INSTRUCTIONS FOR THE TASK:
Extract everything from the first line through the line with "var yTicks = [0, 500, 1000, 1500, 2000, 2500];", both ends included, except for any pictures.

DATA EXCERPT:
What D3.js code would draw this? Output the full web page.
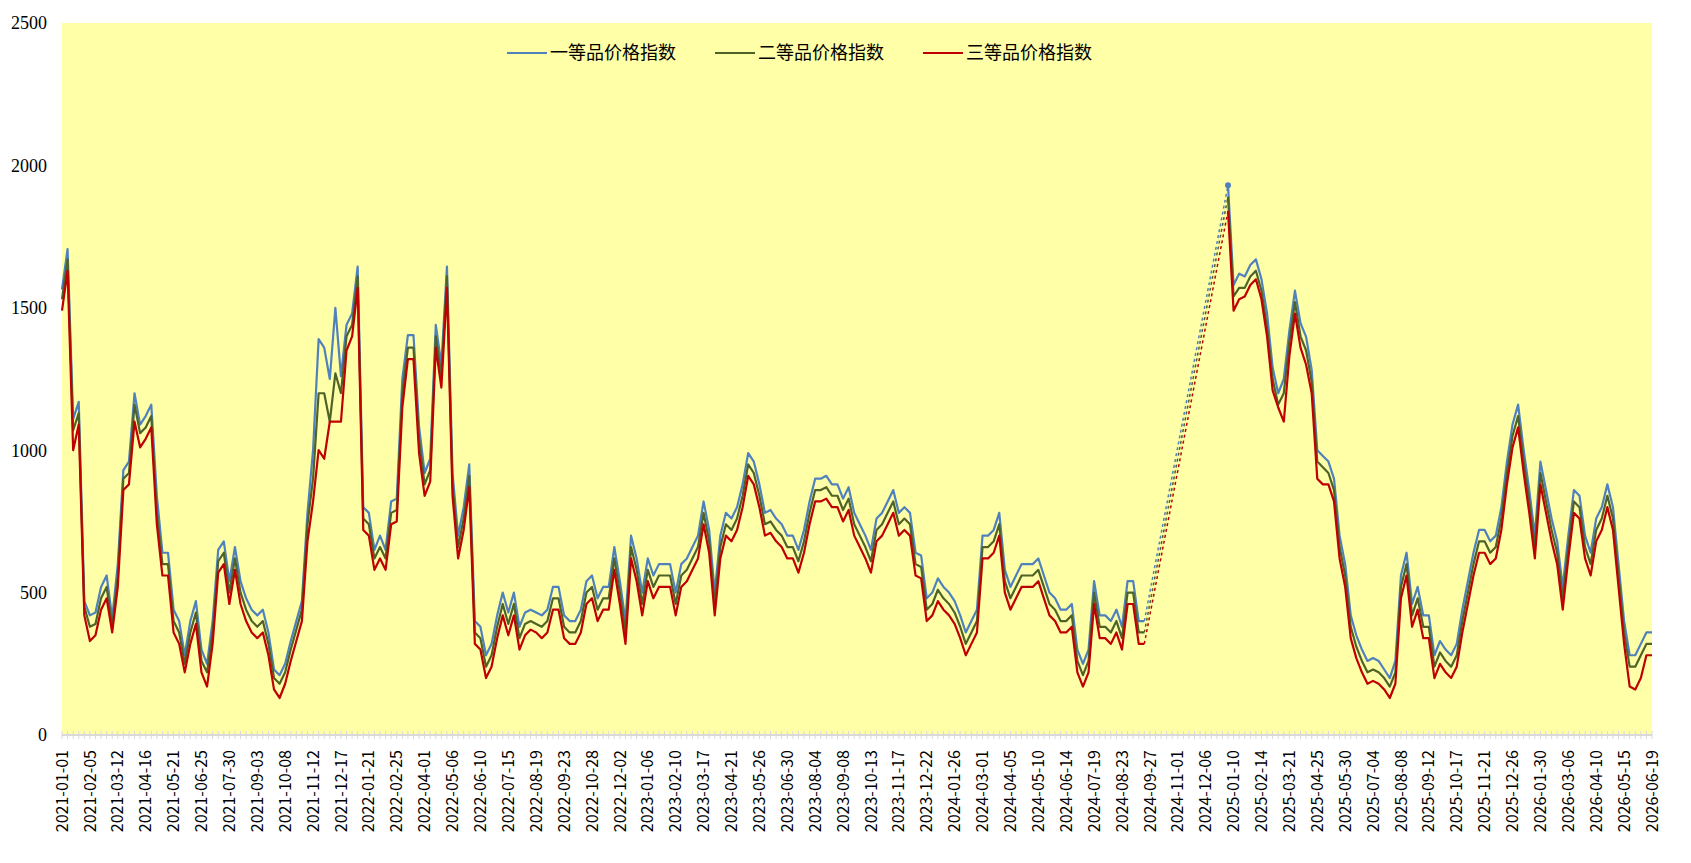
<!DOCTYPE html>
<html>
<head>
<meta charset="utf-8">
<script src="https://cdn.jsdelivr.net/npm/d3@7"></script>
<style>
  body { margin: 0; background: #fff; }
  svg { display: block; }
</style>
</head>
<body>
<div id="chart"></div>
<script>
// weekly prices, first value on 2021-01-01, one value every 7 days
var firstDay = "2021-01-01";
var stepDays = 7;

var seriesNames = ["一等品价格指数", "二等品价格指数", "三等品价格指数"];

var tickLabels = ["2021-01-01","2021-02-05","2021-03-12","2021-04-16","2021-05-21","2021-06-25","2021-07-30","2021-09-03","2021-10-08","2021-11-12","2021-12-17","2022-01-21","2022-02-25","2022-04-01","2022-05-06","2022-06-10","2022-07-15","2022-08-19","2022-09-23","2022-10-28","2022-12-02","2023-01-06","2023-02-10","2023-03-17","2023-04-21","2023-05-26","2023-06-30","2023-08-04","2023-09-08","2023-10-13","2023-11-17","2023-12-22","2024-01-26","2024-03-01","2024-04-05","2024-05-10","2024-06-14","2024-07-19","2024-08-23","2024-09-27","2024-11-01","2024-12-06","2025-01-10","2025-02-14","2025-03-21","2025-04-25","2025-05-30","2025-07-04","2025-08-08","2025-09-12","2025-10-17","2025-11-21","2025-12-26","2026-01-30","2026-03-06","2026-04-10","2026-05-15","2026-06-19"];

var yTicks = [0, 500, 1000, 1500, 2000, 2500];

var grade1 = [
  1565,1706,1110,1170,470, 420,430,520,560,410, 600,930,960,1200,1090, 1120,1160,840,640,640,
  440,400,280,400,470, 300,250,400,650,680, 540,660,540,480,440, 420,440,360,230,210,
  250,330,400,470,780, 1000,1390,1360,1250,1500, 1260,1440,1480,1645,800, 780,650,700,650,820,
  830,1250,1404,1404,1083, 920,970,1440,1300,1645, 920,700,800,950,400, 380,280,320,420,500,
  430,500,380,430,440, 430,420,440,520,520, 420,400,400,440,540, 560,480,520,520,660,
  540,400,700,620,500, 620,560,600,600,600, 500,600,620,660,700, 820,720,500,700,780,
  760,800,880,990,960, 880,780,790,760,740, 700,700,650,720,820, 900,900,910,880,880,
  830,870,780,740,700, 650,760,780,820,860, 780,800,780,640,630, 480,500,550,520,500,
  470,420,360,400,440, 700,700,720,780,580, 520,560,600,600,600, 620,560,500,480,440,
  440,460,300,250,300, 540,420,420,400,440, 380,540,540,400,400,
  null,null,null,null,null,null,null,null,null,null,null,null,null,null,
  1930, 1580,1620,1610,1650,1670, 1600,1480,1290,1200,1250, 1420,1560,1446,1398,1282,
  1000,980,960,900,700, 600,420,350,300,260, 270,260,230,200,260, 560,640,460,520,420,
  420,280,330,300,280, 320,440,540,640,720, 720,680,700,800,960, 1090,1160,1000,860,700,
  960,860,760,680,520, 700,860,840,700,640, 760,800,880,800,600, 400,280,280,320,360,360
];

var grade2 = [
  1530,1670,1070,1130,450, 380,390,480,520,380, 560,900,920,1160,1060, 1080,1120,780,600,600,
  400,360,250,360,430, 260,220,360,610,640, 500,620,500,440,400, 380,400,320,200,180,
  220,300,370,440,740, 900,1200,1200,1100,1270, 1200,1400,1440,1610,760, 740,620,660,620,780,
  790,1200,1360,1360,1040, 880,930,1400,1260,1610, 880,660,760,910,360, 340,240,280,380,460,
  390,460,340,390,400, 390,380,400,480,480, 380,360,360,400,500, 520,440,480,480,620,
  500,360,660,580,460, 580,520,560,560,560, 460,560,580,620,660, 780,680,460,660,740,
  720,760,840,950,920, 840,740,750,720,700, 660,660,610,680,780, 860,860,870,840,840,
  790,830,740,700,660, 610,720,740,780,820, 740,760,740,600,590, 440,460,510,480,460,
  430,380,320,360,400, 660,660,680,740,540, 480,520,560,560,560, 580,520,460,440,400,
  400,420,260,210,260, 500,380,380,360,400, 340,500,500,360,360,
  null,null,null,null,null,null,null,null,null,null,null,null,null,null,
  1890, 1540,1570,1570,1610,1630, 1560,1430,1250,1160,1200, 1380,1520,1400,1350,1240,
  960,940,920,860,660, 560,380,310,260,220, 230,220,200,170,220, 520,600,420,480,380,
  380,240,290,260,240, 280,400,500,600,680, 680,640,660,760,920, 1050,1120,960,820,660,
  920,820,720,640,480, 660,820,800,660,600, 720,760,840,760,560, 360,240,240,280,320,320
];

var grade3 = [
  1490,1630,1000,1090,420, 330,350,440,480,360, 520,860,880,1100,1010, 1040,1080,740,560,560,
  360,320,220,320,390, 220,170,320,570,600, 460,580,460,400,360, 340,360,280,160,130,
  180,260,330,400,680, 820,1000,970,1100,1100, 1100,1350,1400,1570,720, 700,580,620,580,740,
  750,1150,1320,1320,990, 840,890,1360,1220,1570, 840,620,720,870,320, 300,200,240,340,420,
  350,420,300,350,370, 360,340,360,440,440, 340,320,320,360,460, 480,400,440,440,580,
  460,320,620,540,420, 540,480,520,520,520, 420,520,540,580,620, 740,640,420,620,700,
  680,720,800,910,880, 800,700,710,680,660, 620,620,570,640,740, 820,820,830,800,800,
  750,790,700,660,620, 570,680,700,740,780, 700,720,700,560,550, 400,420,470,440,420,
  390,340,280,320,360, 620,620,640,700,500, 440,480,520,520,520, 540,480,420,400,360,
  360,380,220,170,220, 460,340,340,320,360, 300,460,460,320,320,
  null,null,null,null,null,null,null,null,null,null,null,null,null,null,
  1840, 1490,1530,1540,1580,1600, 1530,1400,1210,1150,1100, 1330,1480,1360,1300,1200,
  900,880,880,820,620, 520,340,270,220,180, 190,180,160,130,180, 480,560,380,440,340,
  340,200,250,220,200, 240,360,460,560,640, 640,600,620,720,880, 1010,1080,920,780,620,
  880,780,680,600,440, 620,780,760,620,560, 680,720,800,720,520, 320,170,160,200,280,280
];

var colors = ["#4f81bd", "#4f6228", "#c00000"];

var width = 1691, height = 863;
var plot = {left: 62, right: 1652, top: 23, bottom: 735};

var parse = d3.timeParse("%Y-%m-%d");
var start = parse(firstDay);
var dates = grade1.map(function(d, i) { return d3.timeDay.offset(start, i * stepDays); });

var x = d3.scaleTime()
  .domain([parse(tickLabels[0]), parse(tickLabels[tickLabels.length - 1])])
  .range([plot.left, plot.right]);
var y = d3.scaleLinear().domain([0, 2500]).range([plot.bottom, plot.top]);

var svg = d3.select("#chart").append("svg")
  .attr("width", width)
  .attr("height", height);

svg.append("rect")
  .attr("x", plot.left).attr("y", plot.top)
  .attr("width", plot.right - plot.left)
  .attr("height", plot.bottom - plot.top)
  .attr("fill", "#ffffa7");

// y labels, no axis line
svg.append("g")
  .selectAll("text")
  .data(yTicks)
  .enter().append("text")
  .attr("x", 47)
  .attr("y", function(d) { return y(d); })
  .attr("dy", "0.35em")
  .attr("text-anchor", "end")
  .style("font-family", "'Liberation Serif', 'Times New Roman', serif")
  .style("font-size", "18px")
  .style("fill", "#000")
  .text(function(d) { return d; });

// x axis: grey line with weekly ticks
var axisG = svg.append("g");
axisG.append("line")
  .attr("x1", plot.left).attr("x2", plot.right)
  .attr("y1", plot.bottom).attr("y2", plot.bottom)
  .attr("stroke", "#d9d9d9").attr("stroke-width", 2);
axisG.selectAll("line.minor")
  .data(dates)
  .enter().append("line")
  .attr("class", "minor")
  .attr("x1", function(d) { return x(d); })
  .attr("x2", function(d) { return x(d); })
  .attr("y1", plot.bottom - 4).attr("y2", plot.bottom + 4)
  .attr("stroke", "#d9d9d9").attr("stroke-width", 1);

axisG.selectAll("text")
  .data(tickLabels)
  .enter().append("text")
  .attr("transform", function(d) { return "translate(" + x(parse(d)) + "," + (plot.bottom + 15) + ")rotate(-90)"; })
  .attr("text-anchor", "end")
  .attr("dy", "0.35em")
  .style("font-family", "'Noto Sans CJK SC', sans-serif")
  .style("font-size", "16px")
  .style("fill", "#000")
  .text(function(d) { return d; });

// lines
var series = [grade1, grade2, grade3];
var line = d3.line()
  .defined(function(d) { return d.v != null; })
  .x(function(d) { return x(d.t); })
  .y(function(d) { return y(d.v); });

series.forEach(function(vals, s) {
  var pts = vals.map(function(v, i) { return {t: dates[i], v: v}; });
  // dashed link across the missing weeks
  var lastBefore = -1, firstAfter = -1;
  for (var i = 1; i < pts.length; i++) {
    if (pts[i].v == null && pts[i - 1].v != null) lastBefore = i - 1;
    if (pts[i].v != null && pts[i - 1].v == null) firstAfter = i;
  }
  if (lastBefore >= 0 && firstAfter >= 0) {
    svg.append("path")
      .datum([pts[lastBefore], pts[firstAfter]])
      .attr("d", line)
      .attr("fill", "none")
      .attr("stroke", colors[s])
      .attr("stroke-width", 1.5)
      .attr("stroke-dasharray", "3,3");
  }
  svg.append("path")
    .datum(pts)
    .attr("d", line)
    .attr("fill", "none")
    .attr("stroke", colors[s])
    .attr("stroke-width", 2.2)
    .attr("stroke-linejoin", "round");
  if (s === 0 && firstAfter >= 0) {
    svg.append("circle")
      .attr("cx", x(pts[firstAfter].t))
      .attr("cy", y(pts[firstAfter].v))
      .attr("r", 3)
      .attr("fill", colors[s]);
  }
});

// legend
var legendX = [507, 715, 923];
var legend = svg.append("g");
seriesNames.forEach(function(name, i) {
  legend.append("line")
    .attr("x1", legendX[i]).attr("x2", legendX[i] + 40)
    .attr("y1", 53).attr("y2", 53)
    .attr("stroke", colors[i]).attr("stroke-width", 2);
  legend.append("text")
    .attr("x", legendX[i] + 43)
    .attr("y", 53)
    .attr("dy", "0.35em")
    .style("font-family", "'Noto Sans CJK SC', sans-serif")
    .style("font-size", "18px")
    .style("fill", "#000")
    .text(name);
});
</script>
</body>
</html>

FINISHED TASK:
What D3.js code would draw this? Output the full web page.
<!DOCTYPE html>
<html>
<head>
<meta charset="utf-8">
<script src="https://cdn.jsdelivr.net/npm/d3@7"></script>
<style>
  body { margin: 0; background: #fff; }
  svg { display: block; }
</style>
</head>
<body>
<div id="chart"></div>
<script>
// weekly prices, first value on 2021-01-01, one value every 7 days
var firstDay = "2021-01-01";
var stepDays = 7;

var seriesNames = ["一等品价格指数", "二等品价格指数", "三等品价格指数"];

var tickLabels = ["2021-01-01","2021-02-05","2021-03-12","2021-04-16","2021-05-21","2021-06-25","2021-07-30","2021-09-03","2021-10-08","2021-11-12","2021-12-17","2022-01-21","2022-02-25","2022-04-01","2022-05-06","2022-06-10","2022-07-15","2022-08-19","2022-09-23","2022-10-28","2022-12-02","2023-01-06","2023-02-10","2023-03-17","2023-04-21","2023-05-26","2023-06-30","2023-08-04","2023-09-08","2023-10-13","2023-11-17","2023-12-22","2024-01-26","2024-03-01","2024-04-05","2024-05-10","2024-06-14","2024-07-19","2024-08-23","2024-09-27","2024-11-01","2024-12-06","2025-01-10","2025-02-14","2025-03-21","2025-04-25","2025-05-30","2025-07-04","2025-08-08","2025-09-12","2025-10-17","2025-11-21","2025-12-26","2026-01-30","2026-03-06","2026-04-10","2026-05-15","2026-06-19"];

var yTicks = [0, 500, 1000, 1500, 2000, 2500];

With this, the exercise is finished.